First, conveying a compelling sales pitch online to a Zoom “room” full of investors is no easy task. Individuals should prepare well in advance to ensure internet bandwidth is reliable and uninterrupted, that backgrounds are consistent, clean, and not distracting, and they’ve practiced the presentation thoroughly. There’s a lot that can get lost in translation in a virtual meeting like this, making it crucial to engage your IR and communications team during the process for training and feedback.

Step 5: Set the IPO Price and Debut

Once the price is set, the fun (and work) begins. The opening price is an important piece of the IPO puzzle. If the prices is too high on opening day, the company risks a share price drop on trading day. If priced too low, the company risks losing out on much-needed capital. It’s a delicate balance in which many companies have missed the mark on.

Once the stock starts trading to the public, the party is not over.
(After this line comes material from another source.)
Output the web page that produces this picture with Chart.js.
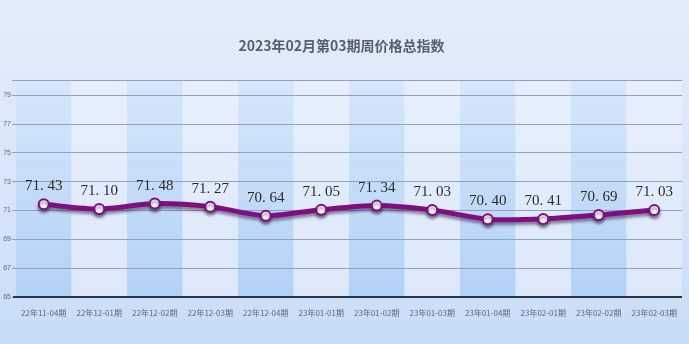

There are still several provisions to keep in mind, including:

  • Lockup periods: Refers to the time period, usually 90-180 days, in which existing investors must wait before allowed to sell additional shares. This prevents flooding the market with shares and causing the stock price to drop dramatically.
  • Quiet periods: For 25 days post-IPO, management and employees cannot share opinions or any additional information about the company after trading begins.

Phew! Exhausted yet?

You should be. The IPO process is an ultra-marathon that ends in a sprint race with Usain Bolt. It’s a long and all-consuming process for everyone involved, but a rewarding one, too.